■ PROBLEM REQUIREMENTS ■
Begin with the first line below and retype each line exactly through the line containing "import matplotlib.pyplot as plt". Any pictures are to be left out.

******

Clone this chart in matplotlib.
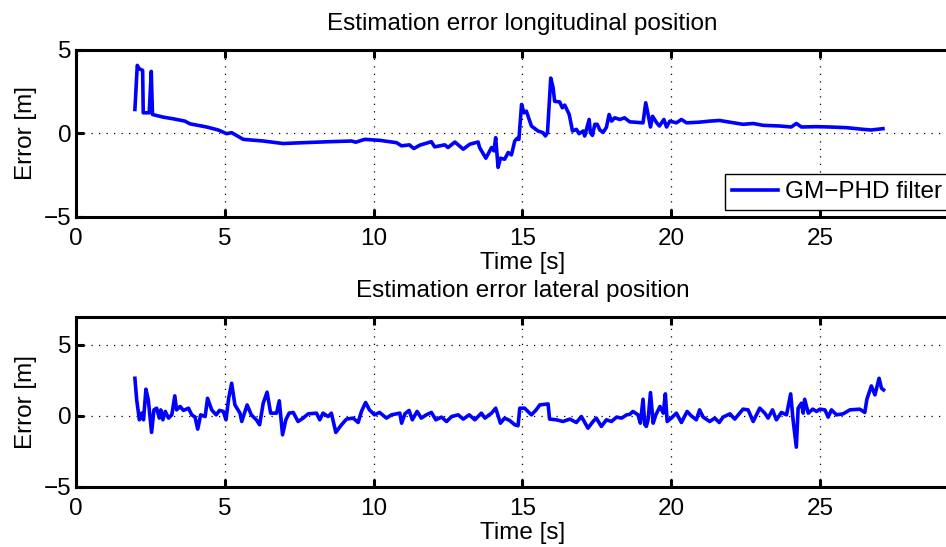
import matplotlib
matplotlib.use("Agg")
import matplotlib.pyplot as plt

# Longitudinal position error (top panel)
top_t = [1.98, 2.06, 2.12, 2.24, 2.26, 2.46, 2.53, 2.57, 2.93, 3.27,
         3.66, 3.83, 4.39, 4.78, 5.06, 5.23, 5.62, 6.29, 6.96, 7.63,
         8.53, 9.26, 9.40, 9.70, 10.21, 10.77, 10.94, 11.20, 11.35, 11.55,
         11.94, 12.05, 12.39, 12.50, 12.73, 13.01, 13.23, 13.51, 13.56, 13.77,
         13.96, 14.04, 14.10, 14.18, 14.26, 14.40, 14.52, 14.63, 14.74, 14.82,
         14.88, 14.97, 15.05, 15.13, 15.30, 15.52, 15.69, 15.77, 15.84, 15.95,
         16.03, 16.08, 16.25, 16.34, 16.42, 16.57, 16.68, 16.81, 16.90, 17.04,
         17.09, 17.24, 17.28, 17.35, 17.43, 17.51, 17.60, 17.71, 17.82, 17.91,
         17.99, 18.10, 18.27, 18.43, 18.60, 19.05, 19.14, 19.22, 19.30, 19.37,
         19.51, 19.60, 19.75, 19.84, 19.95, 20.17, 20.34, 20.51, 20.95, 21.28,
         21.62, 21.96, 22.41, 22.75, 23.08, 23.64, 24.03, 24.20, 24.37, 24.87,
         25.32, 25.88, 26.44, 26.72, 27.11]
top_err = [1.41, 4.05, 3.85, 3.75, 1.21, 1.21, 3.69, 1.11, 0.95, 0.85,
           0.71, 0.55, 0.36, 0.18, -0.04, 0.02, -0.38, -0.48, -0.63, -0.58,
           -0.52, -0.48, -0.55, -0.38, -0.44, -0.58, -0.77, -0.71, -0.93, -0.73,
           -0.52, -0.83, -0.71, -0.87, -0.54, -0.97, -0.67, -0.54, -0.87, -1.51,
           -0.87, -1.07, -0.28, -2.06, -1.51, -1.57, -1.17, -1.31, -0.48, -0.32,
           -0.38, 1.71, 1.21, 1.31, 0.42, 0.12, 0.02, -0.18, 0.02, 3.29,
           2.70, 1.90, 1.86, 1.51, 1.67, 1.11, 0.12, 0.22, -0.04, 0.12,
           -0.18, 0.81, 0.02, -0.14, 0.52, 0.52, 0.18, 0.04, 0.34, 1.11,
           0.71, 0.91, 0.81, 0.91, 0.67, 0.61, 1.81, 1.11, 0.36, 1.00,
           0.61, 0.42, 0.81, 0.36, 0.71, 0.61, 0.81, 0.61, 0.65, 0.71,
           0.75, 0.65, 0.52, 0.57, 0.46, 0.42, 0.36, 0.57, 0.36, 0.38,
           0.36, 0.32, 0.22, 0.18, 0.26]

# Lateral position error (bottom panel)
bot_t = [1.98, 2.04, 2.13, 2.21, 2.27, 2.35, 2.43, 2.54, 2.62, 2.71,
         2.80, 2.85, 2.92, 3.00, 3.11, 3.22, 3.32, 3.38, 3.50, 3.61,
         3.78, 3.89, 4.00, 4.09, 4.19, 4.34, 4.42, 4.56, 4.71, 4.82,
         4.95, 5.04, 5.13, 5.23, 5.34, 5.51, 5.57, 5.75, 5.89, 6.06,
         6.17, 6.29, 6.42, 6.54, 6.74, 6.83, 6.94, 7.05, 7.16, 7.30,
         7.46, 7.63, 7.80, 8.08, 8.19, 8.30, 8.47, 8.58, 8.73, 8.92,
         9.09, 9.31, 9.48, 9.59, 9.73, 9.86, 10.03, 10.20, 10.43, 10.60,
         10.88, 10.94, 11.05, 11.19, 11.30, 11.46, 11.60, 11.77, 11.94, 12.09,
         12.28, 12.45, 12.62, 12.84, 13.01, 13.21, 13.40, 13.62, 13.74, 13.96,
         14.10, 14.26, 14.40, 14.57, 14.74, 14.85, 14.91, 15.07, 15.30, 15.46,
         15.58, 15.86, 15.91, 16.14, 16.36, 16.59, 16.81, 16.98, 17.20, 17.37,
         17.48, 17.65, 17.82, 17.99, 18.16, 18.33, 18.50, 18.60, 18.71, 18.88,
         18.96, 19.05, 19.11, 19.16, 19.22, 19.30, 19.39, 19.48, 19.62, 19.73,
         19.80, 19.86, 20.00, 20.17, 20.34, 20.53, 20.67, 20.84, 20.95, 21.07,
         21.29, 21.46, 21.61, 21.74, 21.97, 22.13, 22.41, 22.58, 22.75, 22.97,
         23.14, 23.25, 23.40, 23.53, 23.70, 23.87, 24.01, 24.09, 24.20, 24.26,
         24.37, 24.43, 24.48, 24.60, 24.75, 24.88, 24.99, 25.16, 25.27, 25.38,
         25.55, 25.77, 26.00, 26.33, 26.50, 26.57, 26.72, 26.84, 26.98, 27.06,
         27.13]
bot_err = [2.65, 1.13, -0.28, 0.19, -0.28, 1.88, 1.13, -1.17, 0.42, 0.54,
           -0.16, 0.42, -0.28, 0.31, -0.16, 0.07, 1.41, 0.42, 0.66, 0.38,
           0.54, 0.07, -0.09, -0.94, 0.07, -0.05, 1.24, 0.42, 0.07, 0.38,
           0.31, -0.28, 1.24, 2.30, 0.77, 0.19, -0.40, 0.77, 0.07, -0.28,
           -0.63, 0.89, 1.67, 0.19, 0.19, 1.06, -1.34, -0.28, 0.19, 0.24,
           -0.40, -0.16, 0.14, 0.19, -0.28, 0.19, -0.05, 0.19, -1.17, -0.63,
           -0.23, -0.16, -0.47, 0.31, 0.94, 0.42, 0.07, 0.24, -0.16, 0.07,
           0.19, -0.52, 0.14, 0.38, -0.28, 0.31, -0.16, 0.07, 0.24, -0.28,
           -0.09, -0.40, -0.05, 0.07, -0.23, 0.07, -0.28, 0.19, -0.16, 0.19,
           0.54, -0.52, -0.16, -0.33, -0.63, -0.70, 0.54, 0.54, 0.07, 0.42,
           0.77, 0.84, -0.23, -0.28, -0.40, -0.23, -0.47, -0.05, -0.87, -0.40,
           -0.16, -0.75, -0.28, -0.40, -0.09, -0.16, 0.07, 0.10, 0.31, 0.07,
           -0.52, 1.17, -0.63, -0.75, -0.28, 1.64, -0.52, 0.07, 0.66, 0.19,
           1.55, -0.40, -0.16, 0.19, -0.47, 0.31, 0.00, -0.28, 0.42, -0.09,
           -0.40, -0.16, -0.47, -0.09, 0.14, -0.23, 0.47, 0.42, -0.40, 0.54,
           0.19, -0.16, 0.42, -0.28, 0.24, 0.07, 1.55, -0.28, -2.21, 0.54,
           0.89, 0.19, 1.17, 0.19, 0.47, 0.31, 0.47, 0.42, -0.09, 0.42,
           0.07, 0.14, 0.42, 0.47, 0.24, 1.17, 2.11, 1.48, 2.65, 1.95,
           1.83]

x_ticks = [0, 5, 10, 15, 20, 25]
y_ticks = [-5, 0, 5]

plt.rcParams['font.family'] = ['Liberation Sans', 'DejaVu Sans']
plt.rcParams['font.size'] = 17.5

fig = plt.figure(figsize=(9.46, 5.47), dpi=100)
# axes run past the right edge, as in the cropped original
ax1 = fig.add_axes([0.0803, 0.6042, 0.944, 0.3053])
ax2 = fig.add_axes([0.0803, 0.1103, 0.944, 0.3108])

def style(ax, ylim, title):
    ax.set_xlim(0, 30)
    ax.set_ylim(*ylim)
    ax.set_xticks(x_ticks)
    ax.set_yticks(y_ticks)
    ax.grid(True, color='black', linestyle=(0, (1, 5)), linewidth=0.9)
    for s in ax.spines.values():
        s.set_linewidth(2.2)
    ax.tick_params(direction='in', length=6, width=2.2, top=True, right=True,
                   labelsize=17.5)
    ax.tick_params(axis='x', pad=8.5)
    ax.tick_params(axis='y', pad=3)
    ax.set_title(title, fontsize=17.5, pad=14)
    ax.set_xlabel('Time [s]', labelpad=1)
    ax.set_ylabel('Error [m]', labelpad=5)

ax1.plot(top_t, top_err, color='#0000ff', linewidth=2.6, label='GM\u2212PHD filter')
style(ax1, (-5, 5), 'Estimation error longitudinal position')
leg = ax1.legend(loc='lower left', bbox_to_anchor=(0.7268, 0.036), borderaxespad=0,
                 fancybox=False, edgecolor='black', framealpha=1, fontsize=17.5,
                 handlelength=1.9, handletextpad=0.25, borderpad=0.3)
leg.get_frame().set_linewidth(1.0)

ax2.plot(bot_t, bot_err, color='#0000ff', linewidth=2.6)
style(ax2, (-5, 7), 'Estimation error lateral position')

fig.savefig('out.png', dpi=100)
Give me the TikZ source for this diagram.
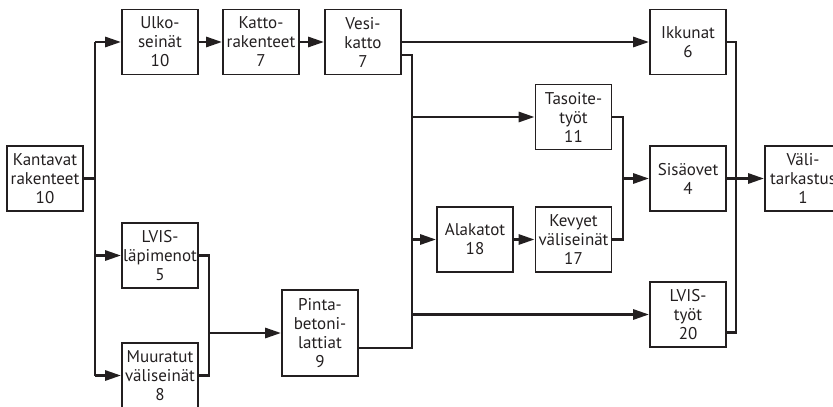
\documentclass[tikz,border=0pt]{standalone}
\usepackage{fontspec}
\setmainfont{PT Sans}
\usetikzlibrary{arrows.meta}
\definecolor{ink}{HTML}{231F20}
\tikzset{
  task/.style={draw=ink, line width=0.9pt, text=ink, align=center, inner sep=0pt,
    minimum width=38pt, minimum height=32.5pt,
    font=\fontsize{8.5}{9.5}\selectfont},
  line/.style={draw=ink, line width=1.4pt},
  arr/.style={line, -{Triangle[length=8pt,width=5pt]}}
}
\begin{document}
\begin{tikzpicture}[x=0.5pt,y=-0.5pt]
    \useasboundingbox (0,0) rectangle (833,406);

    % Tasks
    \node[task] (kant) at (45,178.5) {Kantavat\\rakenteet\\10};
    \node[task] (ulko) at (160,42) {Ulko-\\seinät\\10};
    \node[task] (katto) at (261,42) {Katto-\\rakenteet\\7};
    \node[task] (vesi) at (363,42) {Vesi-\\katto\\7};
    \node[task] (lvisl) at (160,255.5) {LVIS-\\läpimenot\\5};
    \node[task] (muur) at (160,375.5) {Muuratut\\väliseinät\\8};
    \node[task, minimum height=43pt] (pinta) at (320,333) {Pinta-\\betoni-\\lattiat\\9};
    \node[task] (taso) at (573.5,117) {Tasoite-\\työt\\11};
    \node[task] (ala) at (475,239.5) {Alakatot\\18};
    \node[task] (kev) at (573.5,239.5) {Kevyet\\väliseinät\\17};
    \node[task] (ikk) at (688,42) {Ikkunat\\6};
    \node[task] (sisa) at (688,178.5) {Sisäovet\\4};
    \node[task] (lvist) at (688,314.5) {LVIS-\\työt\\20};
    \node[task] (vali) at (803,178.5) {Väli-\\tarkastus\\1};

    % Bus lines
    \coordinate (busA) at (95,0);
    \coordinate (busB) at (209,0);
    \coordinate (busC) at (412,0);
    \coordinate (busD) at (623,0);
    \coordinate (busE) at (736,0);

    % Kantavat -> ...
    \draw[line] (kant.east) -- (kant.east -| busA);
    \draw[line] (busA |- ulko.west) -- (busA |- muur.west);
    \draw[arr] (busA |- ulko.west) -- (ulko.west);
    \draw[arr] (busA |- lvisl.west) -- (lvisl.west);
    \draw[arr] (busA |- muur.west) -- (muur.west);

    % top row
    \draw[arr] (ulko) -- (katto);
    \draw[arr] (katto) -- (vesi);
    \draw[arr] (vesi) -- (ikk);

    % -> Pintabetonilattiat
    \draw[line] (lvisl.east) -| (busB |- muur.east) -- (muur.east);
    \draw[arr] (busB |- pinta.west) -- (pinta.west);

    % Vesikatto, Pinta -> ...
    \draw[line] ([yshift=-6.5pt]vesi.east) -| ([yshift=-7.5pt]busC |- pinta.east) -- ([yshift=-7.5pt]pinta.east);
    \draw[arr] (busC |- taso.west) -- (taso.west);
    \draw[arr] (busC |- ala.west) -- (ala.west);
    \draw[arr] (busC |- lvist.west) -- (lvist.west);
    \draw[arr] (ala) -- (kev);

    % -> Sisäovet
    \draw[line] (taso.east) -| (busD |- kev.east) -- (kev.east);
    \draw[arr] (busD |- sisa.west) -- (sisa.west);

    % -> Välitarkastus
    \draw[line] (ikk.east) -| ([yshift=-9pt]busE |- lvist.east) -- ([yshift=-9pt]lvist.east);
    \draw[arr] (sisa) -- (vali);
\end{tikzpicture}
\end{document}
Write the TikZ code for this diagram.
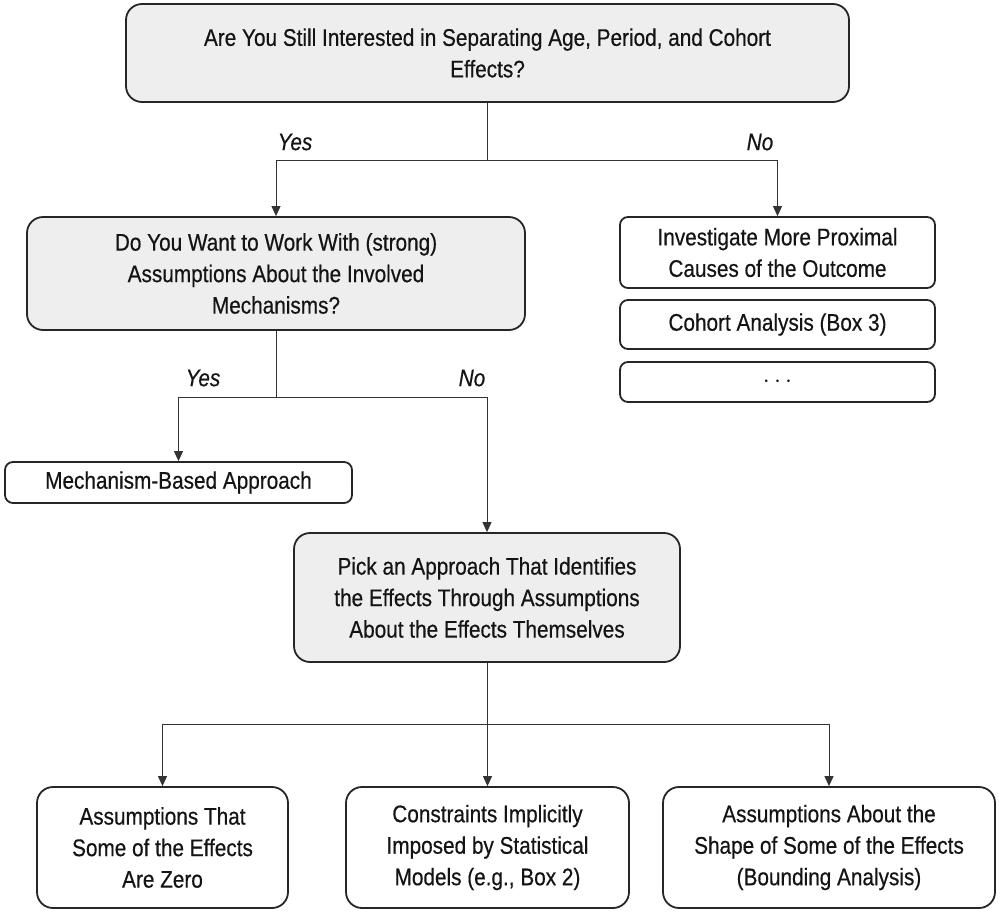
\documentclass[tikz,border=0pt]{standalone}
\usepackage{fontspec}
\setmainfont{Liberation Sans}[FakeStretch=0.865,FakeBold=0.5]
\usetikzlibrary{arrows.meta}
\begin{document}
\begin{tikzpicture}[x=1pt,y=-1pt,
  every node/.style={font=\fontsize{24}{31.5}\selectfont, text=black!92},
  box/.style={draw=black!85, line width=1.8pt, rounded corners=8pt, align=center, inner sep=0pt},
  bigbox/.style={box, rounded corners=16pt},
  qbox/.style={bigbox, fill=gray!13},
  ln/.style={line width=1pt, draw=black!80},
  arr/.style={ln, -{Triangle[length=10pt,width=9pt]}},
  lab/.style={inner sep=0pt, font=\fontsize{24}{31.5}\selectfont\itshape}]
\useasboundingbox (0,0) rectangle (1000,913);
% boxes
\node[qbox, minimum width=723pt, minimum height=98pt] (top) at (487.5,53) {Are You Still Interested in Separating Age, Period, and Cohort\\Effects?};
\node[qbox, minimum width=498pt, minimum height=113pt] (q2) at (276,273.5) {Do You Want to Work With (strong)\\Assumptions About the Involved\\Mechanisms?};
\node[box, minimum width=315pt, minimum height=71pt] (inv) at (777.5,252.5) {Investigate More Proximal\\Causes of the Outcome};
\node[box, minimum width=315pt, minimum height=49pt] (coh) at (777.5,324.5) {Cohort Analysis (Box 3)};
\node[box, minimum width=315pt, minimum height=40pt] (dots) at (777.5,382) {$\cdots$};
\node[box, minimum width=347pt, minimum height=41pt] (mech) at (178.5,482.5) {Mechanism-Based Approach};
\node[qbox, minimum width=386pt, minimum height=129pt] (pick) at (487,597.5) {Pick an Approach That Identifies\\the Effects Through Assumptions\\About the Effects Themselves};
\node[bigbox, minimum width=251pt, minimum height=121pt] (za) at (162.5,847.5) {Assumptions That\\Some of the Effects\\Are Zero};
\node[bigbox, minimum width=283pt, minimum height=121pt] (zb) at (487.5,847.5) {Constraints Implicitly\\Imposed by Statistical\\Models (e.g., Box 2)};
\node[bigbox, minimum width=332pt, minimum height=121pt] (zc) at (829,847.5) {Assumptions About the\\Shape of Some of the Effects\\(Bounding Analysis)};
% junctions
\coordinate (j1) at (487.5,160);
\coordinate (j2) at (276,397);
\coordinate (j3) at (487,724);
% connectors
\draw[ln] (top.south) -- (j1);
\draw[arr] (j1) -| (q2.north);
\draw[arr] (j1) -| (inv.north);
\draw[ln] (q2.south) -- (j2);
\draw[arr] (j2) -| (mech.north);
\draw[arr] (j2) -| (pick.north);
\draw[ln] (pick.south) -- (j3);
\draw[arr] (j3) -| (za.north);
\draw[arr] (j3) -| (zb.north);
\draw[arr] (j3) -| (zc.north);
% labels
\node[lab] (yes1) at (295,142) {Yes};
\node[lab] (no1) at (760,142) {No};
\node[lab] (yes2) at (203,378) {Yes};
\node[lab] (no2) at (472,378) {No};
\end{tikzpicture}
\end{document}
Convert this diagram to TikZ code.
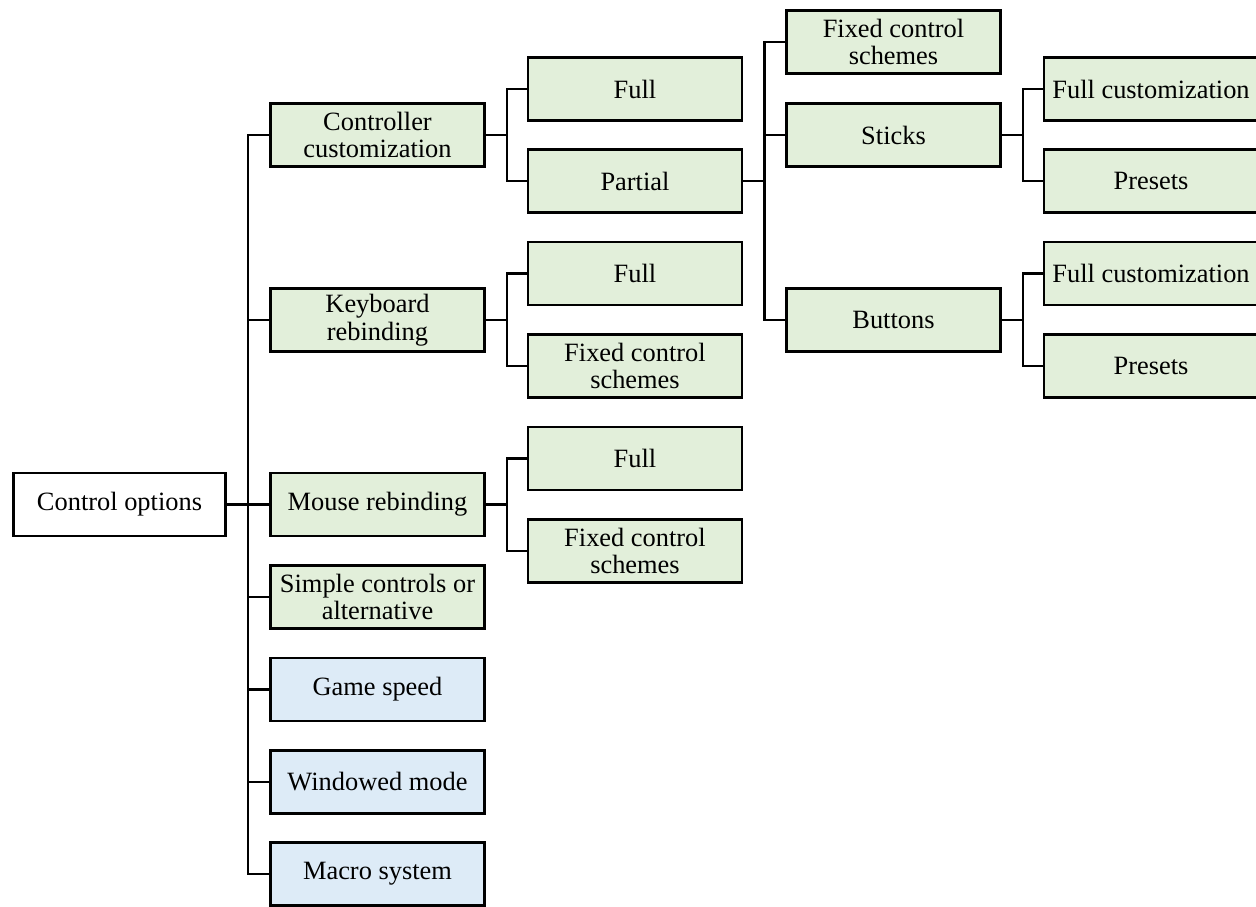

******

■ RESULT FOR THIS TASK ■
Clone this chart in matplotlib.
import matplotlib
matplotlib.use("Agg")
import matplotlib.pyplot as plt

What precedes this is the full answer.